• **WRITTEN TASK**: Quote, line for line, the entries from the first through the one containing "8.0, 8.5, 8.9]". Pictures are left out.

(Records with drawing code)
((

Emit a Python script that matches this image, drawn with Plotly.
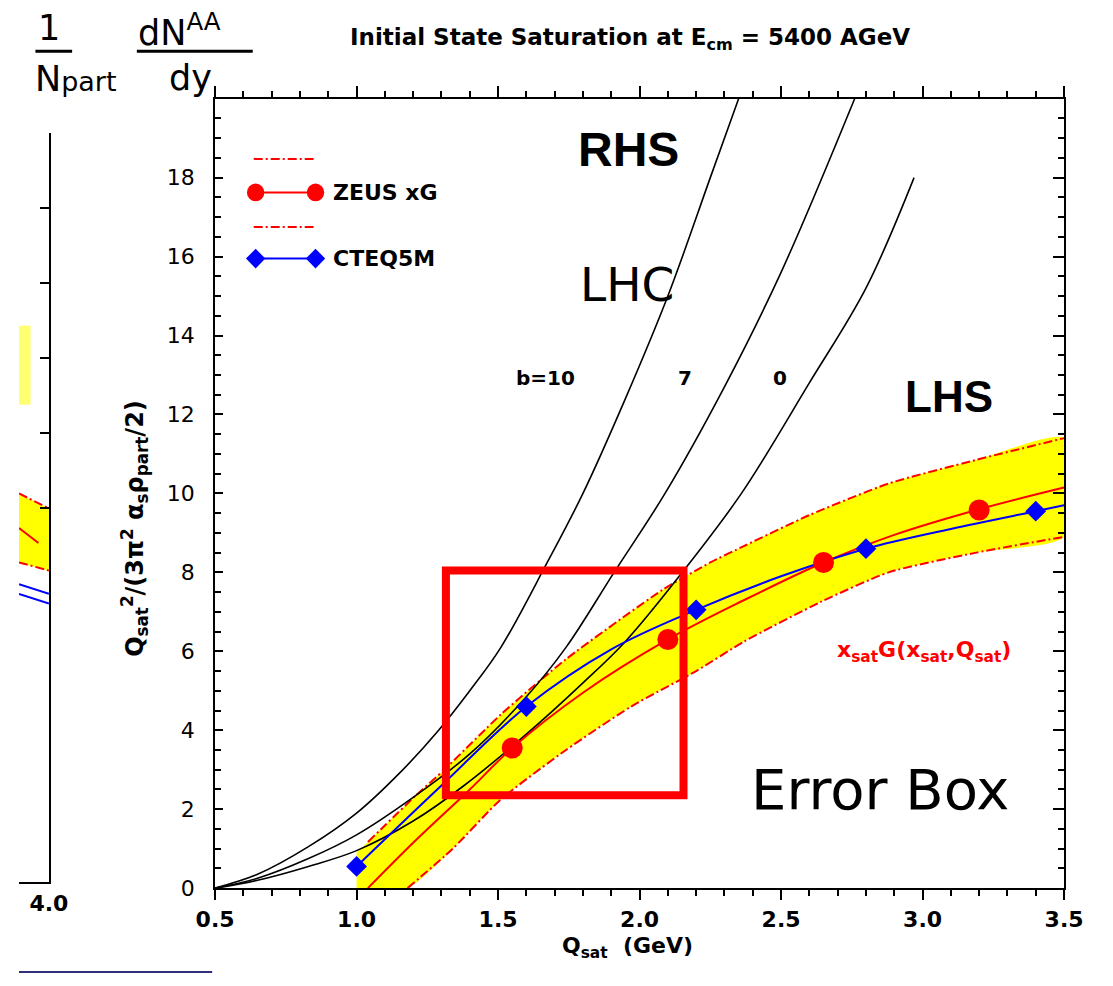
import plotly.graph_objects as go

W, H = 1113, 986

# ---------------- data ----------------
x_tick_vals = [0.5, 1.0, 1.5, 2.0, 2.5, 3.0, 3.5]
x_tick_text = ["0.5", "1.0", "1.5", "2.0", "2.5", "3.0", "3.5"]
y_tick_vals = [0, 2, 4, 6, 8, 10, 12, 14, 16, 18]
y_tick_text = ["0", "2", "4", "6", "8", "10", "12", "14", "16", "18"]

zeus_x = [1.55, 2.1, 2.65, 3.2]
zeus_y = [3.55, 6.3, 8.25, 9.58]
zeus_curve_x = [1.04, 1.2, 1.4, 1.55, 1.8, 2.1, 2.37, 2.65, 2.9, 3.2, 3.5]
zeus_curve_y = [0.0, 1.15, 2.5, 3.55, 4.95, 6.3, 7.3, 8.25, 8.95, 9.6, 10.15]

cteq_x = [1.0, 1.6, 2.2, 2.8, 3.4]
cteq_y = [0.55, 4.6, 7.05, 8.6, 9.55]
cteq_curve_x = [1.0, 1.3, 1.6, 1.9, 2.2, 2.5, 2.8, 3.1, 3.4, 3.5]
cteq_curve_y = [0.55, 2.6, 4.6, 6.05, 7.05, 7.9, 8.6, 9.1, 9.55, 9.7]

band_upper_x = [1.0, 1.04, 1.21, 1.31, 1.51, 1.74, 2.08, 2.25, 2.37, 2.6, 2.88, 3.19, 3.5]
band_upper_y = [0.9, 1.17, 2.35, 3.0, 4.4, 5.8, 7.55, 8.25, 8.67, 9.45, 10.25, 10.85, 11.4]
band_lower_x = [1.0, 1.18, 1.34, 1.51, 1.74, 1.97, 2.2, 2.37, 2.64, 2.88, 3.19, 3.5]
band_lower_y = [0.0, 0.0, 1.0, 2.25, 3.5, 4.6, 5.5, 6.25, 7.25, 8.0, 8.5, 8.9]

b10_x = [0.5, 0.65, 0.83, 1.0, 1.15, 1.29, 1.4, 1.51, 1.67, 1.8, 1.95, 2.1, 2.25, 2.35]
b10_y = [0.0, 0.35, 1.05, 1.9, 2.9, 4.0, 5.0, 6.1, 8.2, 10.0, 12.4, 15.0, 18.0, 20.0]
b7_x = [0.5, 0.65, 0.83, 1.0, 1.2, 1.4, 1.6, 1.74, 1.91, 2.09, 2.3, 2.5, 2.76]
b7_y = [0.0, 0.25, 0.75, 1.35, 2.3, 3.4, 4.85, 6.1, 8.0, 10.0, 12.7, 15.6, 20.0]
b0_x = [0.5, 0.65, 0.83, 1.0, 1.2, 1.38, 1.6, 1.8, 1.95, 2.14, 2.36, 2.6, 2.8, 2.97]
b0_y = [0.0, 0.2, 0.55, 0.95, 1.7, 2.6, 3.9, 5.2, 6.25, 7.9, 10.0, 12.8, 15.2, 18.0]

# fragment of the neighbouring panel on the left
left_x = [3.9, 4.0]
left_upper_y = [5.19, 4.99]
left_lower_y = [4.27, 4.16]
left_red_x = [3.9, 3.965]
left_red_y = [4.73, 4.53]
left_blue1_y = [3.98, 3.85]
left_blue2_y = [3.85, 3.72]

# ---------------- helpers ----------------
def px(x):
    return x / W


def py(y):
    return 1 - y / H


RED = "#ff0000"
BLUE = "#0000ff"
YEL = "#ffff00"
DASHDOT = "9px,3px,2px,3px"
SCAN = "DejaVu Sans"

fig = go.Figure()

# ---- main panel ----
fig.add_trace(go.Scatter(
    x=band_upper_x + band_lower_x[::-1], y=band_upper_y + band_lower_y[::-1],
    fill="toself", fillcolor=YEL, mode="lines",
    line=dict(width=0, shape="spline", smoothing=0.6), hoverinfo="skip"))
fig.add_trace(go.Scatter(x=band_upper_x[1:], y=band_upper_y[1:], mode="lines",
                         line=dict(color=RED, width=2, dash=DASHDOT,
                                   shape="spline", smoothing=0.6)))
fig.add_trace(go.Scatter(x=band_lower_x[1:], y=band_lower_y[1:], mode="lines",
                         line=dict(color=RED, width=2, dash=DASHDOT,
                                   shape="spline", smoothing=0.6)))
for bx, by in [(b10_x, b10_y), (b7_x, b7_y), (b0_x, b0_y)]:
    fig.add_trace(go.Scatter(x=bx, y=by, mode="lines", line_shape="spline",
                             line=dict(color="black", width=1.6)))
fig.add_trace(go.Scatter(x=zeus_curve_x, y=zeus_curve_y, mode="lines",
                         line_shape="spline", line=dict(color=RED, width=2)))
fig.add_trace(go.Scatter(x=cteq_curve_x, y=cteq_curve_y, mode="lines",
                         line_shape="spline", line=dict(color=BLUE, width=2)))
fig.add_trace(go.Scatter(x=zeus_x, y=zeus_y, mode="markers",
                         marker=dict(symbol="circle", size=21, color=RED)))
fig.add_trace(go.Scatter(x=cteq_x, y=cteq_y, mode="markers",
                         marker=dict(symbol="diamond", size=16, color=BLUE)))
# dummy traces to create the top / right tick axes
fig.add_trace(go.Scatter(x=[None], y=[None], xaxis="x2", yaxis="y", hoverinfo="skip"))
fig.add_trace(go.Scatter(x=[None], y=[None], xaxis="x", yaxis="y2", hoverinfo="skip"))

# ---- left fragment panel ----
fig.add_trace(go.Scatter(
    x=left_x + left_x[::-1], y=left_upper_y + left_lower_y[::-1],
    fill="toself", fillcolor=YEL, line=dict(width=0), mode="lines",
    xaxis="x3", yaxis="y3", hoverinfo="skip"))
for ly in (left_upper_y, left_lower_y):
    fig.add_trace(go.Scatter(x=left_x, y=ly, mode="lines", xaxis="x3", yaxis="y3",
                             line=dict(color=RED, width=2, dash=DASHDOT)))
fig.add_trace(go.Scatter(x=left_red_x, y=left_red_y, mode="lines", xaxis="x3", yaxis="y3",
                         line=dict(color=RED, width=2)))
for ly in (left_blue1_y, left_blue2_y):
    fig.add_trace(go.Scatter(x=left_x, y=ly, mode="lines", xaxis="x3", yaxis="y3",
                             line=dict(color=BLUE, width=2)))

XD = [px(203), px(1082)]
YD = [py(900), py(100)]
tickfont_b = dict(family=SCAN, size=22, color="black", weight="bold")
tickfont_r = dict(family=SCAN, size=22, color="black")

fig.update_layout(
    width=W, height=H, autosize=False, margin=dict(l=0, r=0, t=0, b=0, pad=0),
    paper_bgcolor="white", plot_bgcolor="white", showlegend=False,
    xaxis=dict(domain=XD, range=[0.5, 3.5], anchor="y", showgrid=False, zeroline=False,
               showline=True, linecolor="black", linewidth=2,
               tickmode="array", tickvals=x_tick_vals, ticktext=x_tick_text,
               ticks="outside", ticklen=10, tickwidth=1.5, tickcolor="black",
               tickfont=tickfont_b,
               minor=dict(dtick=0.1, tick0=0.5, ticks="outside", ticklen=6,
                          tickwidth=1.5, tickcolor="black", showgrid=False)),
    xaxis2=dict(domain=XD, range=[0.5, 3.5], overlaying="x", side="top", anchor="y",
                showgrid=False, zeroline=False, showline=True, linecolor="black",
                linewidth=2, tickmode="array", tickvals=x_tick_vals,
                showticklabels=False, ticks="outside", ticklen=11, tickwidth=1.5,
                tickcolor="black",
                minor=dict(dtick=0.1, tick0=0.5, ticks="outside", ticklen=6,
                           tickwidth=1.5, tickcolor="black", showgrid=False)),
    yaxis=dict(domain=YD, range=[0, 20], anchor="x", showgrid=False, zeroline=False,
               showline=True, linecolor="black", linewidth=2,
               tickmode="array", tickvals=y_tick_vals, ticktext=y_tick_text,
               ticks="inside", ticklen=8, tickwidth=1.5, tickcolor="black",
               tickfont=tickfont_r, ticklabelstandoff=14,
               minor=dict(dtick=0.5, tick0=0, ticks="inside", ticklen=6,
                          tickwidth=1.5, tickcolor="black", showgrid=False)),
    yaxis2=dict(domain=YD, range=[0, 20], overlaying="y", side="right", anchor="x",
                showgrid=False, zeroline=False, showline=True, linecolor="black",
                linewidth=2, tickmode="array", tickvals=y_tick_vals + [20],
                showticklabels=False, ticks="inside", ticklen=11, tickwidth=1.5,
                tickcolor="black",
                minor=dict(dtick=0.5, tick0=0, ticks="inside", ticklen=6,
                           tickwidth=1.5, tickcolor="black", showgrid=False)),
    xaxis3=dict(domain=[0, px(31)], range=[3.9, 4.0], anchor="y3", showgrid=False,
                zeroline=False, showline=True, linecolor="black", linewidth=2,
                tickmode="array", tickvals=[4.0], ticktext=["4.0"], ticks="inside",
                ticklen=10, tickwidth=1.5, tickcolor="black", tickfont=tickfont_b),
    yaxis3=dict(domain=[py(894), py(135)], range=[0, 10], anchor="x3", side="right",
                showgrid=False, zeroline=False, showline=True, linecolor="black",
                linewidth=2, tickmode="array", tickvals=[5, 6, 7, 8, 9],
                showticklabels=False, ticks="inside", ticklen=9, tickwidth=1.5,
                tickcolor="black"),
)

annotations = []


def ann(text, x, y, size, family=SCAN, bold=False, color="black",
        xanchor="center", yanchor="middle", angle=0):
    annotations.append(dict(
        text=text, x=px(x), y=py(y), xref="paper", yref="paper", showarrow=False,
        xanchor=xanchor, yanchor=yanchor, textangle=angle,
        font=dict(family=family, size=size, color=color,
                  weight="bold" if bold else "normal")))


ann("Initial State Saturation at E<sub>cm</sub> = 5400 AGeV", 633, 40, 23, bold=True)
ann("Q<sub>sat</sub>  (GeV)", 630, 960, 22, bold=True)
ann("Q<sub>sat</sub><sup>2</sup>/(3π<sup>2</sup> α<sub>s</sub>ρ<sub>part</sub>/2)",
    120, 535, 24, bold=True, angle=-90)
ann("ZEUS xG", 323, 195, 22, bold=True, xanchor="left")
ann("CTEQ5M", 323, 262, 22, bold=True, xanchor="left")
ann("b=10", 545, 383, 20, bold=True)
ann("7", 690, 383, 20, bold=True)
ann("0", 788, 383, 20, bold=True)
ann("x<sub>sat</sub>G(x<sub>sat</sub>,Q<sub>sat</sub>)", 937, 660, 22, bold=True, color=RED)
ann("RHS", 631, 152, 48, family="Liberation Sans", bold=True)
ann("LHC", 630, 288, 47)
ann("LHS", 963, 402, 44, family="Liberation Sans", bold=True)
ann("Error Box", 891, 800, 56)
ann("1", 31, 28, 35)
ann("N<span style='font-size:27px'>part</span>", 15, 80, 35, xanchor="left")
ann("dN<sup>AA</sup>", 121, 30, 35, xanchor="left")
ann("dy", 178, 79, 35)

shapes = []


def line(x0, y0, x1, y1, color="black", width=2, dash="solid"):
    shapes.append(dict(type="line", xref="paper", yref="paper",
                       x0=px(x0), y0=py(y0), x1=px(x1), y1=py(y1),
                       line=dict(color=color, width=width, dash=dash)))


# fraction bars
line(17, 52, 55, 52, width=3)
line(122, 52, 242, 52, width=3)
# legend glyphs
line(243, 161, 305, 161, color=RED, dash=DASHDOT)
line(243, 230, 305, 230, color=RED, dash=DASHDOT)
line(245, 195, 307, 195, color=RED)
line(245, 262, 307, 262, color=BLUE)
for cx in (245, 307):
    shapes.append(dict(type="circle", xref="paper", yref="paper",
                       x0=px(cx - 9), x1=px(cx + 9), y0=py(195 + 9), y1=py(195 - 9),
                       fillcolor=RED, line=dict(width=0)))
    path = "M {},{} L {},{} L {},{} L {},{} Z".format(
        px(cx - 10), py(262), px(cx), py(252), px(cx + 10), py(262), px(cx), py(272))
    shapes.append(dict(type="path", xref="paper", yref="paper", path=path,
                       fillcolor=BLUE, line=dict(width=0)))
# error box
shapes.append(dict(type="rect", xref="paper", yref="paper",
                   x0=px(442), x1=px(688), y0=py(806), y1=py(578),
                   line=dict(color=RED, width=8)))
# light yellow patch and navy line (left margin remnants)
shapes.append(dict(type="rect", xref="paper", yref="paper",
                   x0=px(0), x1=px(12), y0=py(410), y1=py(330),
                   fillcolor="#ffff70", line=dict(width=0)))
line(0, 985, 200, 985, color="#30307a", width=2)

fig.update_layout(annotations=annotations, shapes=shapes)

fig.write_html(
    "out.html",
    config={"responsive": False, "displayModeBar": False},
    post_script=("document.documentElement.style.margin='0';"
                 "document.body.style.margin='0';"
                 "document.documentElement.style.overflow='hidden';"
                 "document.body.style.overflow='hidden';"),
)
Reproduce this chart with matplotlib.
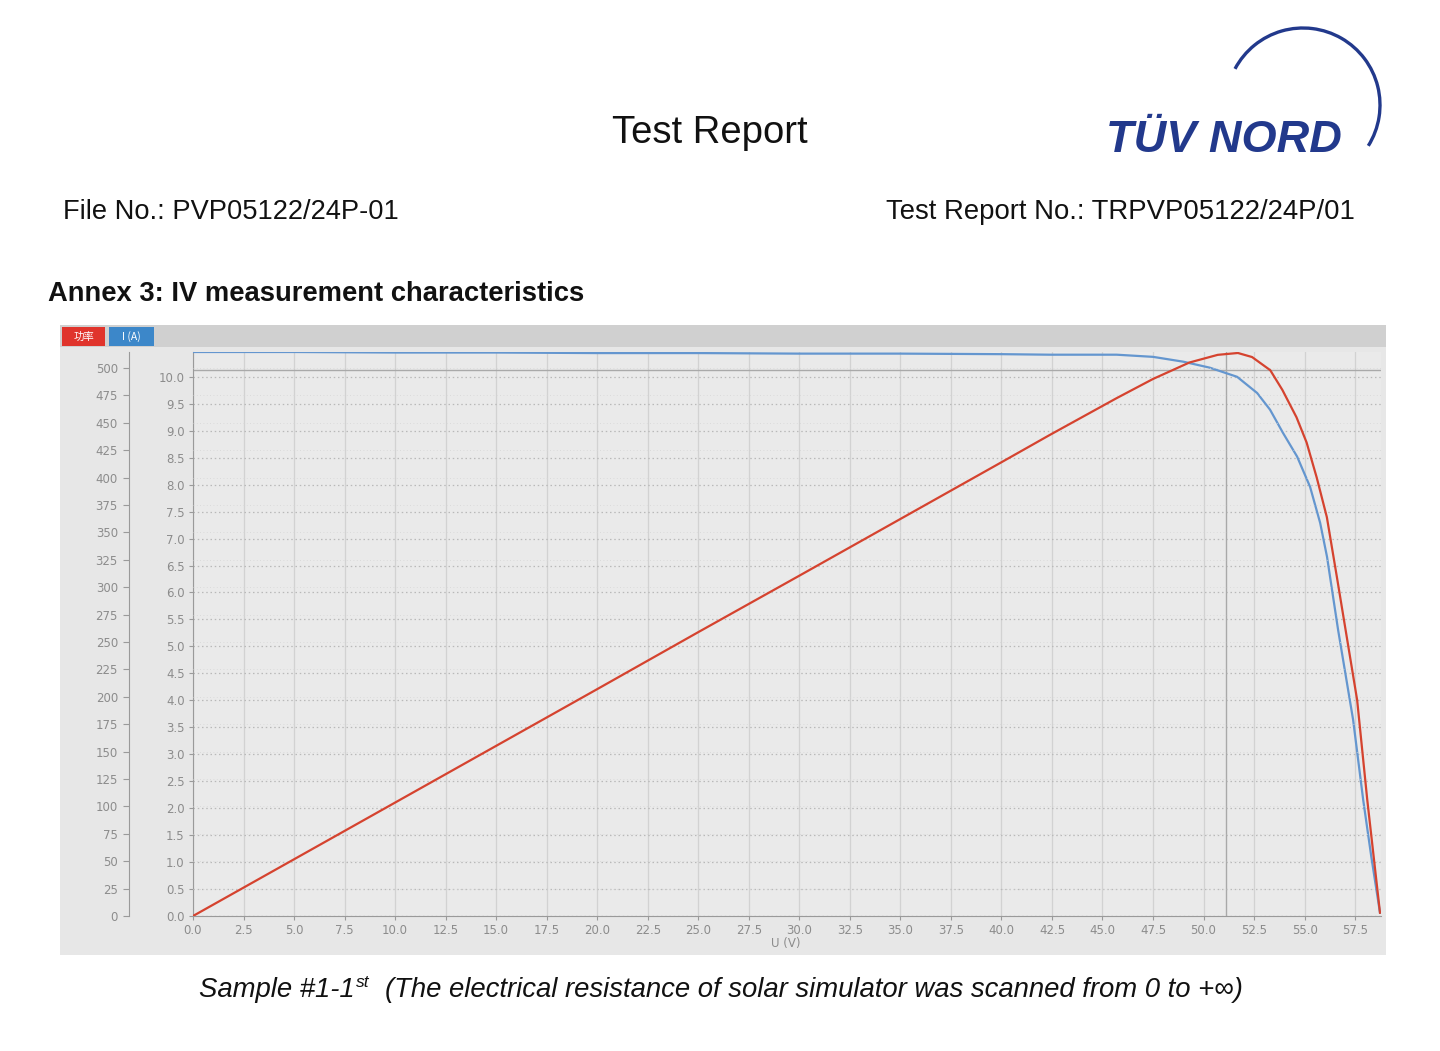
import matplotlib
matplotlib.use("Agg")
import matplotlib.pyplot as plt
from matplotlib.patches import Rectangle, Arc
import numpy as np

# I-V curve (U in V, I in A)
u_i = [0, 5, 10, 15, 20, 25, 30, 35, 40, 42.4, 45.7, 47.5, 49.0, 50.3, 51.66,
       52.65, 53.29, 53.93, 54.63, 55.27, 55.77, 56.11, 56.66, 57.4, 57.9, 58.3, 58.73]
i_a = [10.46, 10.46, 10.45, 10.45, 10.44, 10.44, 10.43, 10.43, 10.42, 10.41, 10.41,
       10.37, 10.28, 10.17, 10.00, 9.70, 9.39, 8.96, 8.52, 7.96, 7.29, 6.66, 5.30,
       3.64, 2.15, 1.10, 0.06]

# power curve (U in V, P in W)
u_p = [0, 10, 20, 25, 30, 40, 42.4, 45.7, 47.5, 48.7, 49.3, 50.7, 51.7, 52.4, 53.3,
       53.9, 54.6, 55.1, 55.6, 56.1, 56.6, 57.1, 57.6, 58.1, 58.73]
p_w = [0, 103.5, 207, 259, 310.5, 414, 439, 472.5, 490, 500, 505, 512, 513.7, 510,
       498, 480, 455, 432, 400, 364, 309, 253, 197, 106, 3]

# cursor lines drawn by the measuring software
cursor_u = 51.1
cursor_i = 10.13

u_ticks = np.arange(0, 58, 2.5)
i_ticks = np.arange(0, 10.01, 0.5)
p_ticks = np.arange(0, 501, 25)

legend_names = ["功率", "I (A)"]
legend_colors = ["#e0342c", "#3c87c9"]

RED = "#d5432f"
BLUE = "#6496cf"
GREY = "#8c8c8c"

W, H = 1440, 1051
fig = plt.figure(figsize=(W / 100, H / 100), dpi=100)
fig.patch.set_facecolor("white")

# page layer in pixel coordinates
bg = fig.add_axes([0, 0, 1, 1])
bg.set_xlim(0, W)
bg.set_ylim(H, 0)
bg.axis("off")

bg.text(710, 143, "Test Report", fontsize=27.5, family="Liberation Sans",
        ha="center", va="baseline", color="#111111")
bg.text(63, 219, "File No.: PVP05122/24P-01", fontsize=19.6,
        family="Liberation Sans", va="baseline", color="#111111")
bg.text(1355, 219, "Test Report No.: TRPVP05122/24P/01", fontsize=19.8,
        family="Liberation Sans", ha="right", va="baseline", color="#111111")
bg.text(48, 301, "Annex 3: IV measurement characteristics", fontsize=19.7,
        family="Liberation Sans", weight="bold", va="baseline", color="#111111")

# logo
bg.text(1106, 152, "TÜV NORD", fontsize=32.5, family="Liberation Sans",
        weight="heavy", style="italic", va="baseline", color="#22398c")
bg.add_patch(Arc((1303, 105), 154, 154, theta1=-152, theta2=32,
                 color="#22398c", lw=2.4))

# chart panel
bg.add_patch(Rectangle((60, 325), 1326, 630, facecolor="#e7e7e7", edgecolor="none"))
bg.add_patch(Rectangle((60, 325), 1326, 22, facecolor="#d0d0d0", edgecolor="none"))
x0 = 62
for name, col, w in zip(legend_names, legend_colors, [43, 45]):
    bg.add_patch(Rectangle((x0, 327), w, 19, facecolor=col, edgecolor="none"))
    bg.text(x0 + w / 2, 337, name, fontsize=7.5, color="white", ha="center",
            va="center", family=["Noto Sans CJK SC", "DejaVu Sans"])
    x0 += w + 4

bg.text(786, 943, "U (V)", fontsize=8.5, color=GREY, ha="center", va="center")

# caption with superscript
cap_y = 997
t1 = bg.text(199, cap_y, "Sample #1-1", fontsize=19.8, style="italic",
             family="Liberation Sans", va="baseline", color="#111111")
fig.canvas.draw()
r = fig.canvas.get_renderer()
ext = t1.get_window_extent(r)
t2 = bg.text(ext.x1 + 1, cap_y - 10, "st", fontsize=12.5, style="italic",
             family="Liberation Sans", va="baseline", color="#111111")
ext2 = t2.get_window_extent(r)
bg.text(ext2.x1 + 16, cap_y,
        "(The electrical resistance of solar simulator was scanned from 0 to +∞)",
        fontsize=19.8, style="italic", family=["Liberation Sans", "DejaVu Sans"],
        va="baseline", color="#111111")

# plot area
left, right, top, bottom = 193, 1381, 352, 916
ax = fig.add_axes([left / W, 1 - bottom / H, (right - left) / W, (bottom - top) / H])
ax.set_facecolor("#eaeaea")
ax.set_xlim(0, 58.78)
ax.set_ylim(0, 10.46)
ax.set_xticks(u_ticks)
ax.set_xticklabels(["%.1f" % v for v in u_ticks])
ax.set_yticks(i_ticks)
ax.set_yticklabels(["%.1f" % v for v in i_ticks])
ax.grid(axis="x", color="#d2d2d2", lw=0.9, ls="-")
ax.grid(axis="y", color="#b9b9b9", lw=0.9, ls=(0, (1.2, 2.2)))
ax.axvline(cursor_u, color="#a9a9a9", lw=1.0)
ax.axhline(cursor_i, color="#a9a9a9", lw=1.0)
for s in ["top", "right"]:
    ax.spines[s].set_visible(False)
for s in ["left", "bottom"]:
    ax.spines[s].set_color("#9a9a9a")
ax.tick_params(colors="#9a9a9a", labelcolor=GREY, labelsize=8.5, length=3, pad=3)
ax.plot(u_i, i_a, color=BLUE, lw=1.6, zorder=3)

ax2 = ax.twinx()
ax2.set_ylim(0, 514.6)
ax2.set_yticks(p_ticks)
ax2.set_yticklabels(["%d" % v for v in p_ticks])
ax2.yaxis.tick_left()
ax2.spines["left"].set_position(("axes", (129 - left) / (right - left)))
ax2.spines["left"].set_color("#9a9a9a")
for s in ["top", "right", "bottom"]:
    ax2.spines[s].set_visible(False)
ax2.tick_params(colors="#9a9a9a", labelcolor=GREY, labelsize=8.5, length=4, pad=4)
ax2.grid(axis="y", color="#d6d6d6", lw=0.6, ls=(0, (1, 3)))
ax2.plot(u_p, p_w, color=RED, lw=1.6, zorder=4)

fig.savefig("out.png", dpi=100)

))

• **FINISHED EXERCISE**:
Emit a Python script that matches this image, drawn with Plotly.
import plotly.graph_objects as go

W, H = 1113, 986

# ---------------- data ----------------
x_tick_vals = [0.5, 1.0, 1.5, 2.0, 2.5, 3.0, 3.5]
x_tick_text = ["0.5", "1.0", "1.5", "2.0", "2.5", "3.0", "3.5"]
y_tick_vals = [0, 2, 4, 6, 8, 10, 12, 14, 16, 18]
y_tick_text = ["0", "2", "4", "6", "8", "10", "12", "14", "16", "18"]

zeus_x = [1.55, 2.1, 2.65, 3.2]
zeus_y = [3.55, 6.3, 8.25, 9.58]
zeus_curve_x = [1.04, 1.2, 1.4, 1.55, 1.8, 2.1, 2.37, 2.65, 2.9, 3.2, 3.5]
zeus_curve_y = [0.0, 1.15, 2.5, 3.55, 4.95, 6.3, 7.3, 8.25, 8.95, 9.6, 10.15]

cteq_x = [1.0, 1.6, 2.2, 2.8, 3.4]
cteq_y = [0.55, 4.6, 7.05, 8.6, 9.55]
cteq_curve_x = [1.0, 1.3, 1.6, 1.9, 2.2, 2.5, 2.8, 3.1, 3.4, 3.5]
cteq_curve_y = [0.55, 2.6, 4.6, 6.05, 7.05, 7.9, 8.6, 9.1, 9.55, 9.7]

band_upper_x = [1.0, 1.04, 1.21, 1.31, 1.51, 1.74, 2.08, 2.25, 2.37, 2.6, 2.88, 3.19, 3.5]
band_upper_y = [0.9, 1.17, 2.35, 3.0, 4.4, 5.8, 7.55, 8.25, 8.67, 9.45, 10.25, 10.85, 11.4]
band_lower_x = [1.0, 1.18, 1.34, 1.51, 1.74, 1.97, 2.2, 2.37, 2.64, 2.88, 3.19, 3.5]
band_lower_y = [0.0, 0.0, 1.0, 2.25, 3.5, 4.6, 5.5, 6.25, 7.25, 8.0, 8.5, 8.9]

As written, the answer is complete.